Au cours de la discussion générale, plusieurs de nos collègues – ce fut le cas, notamment, de Philippe Dallier, qui s’est exprimé avec beaucoup de talent – vous ont expliqué toutes les difficultés nouvelles auxquelles les maires seront confrontés pour atteindre cet objectif.
Or, dans le même temps, certains bailleurs sociaux, et pas n’importe lesquels, décident unilatéralement de procéder à la vente de logements, et cela sans aucune concertation avec les maires concernés. L’exemple d’ICADE est particulièrement parlant. Cette filiale de la Caisse des dépôts et consignations a lancé en 2009 un vaste programme de vente concernant – je vous le donne en mille, mes chers collègues ! – 35 000 logements sociaux en Île-de-France, dont près de 6 000 dans le seul département du Val-de-Marne. Notre éminent collègue Christian Favier, qui préside le conseil général de ce département et qui siège de l’autre côté de cet hémicycle, s’en souvient encore !

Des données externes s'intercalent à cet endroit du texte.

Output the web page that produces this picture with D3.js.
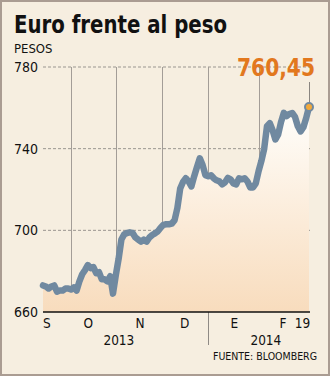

Or qui dit vente dit déconventionnement, donc diminution du quota de logements sociaux, alors même que les habitants et les logements sont rigoureusement les mêmes. Dans le département du Val-de-Marne que je représente et que vous connaissez bien, madame la ministre, puisque vous en êtes encore une élue locale, des villes comme Sucy-en-Brie, Maisons-Alfort ou Chevilly-Larue ont eu à connaître, pour ne pas dire à subir, ces opérations, au point que certaines d’entre elles se sont retrouvées contre leur volonté en deçà des 20 % imposés par la loi SRU.
Certes, au travers de l’amendement que Catherine Procaccia et moi-même avons fait voter dans cet hémicycle, nous nous sommes efforcés d’atténuer cette mesure en faisant en sorte que, pendant cinq ans, les logements ainsi déconventionnés restent comptabilisés dans le quota de la loi SRU. Du reste, un autre amendement sera présenté par notre groupe afin de porter à dix ans ce délai pendant lequel les maires ne peuvent être pénalisés.
Toutefois, mes chers collègues, que se passera-t-il ensuite ? Les maires se retrouveront en quelque sorte à remplir le tonneau des Danaïdes : ils seront conduits, pour ne pas dire contraints, pour certains d’entre eux, à construire de plus en plus de logements, qui disparaîtront des statistiques au gré des humeurs ou des choix capitalistiques de ces bailleurs sociaux ! C’est parfaitement intolérable et, du reste, les élus locaux ne l’ont pas toléré et ne le tolèrent pas ; je pourrais citer ici les protestations émanant de responsables de tous bords, y compris de nos collègues de la majorité lorsque ces opérations touchent des communes qui leur sont proches.
Certes, le maire est sollicité par le préfet, qui, lui, prend la décision. Toutefois, son avis est purement consultatif, alors que, tout le monde le comprend bien, c’est la politique même du logement de la commune qui est concernée.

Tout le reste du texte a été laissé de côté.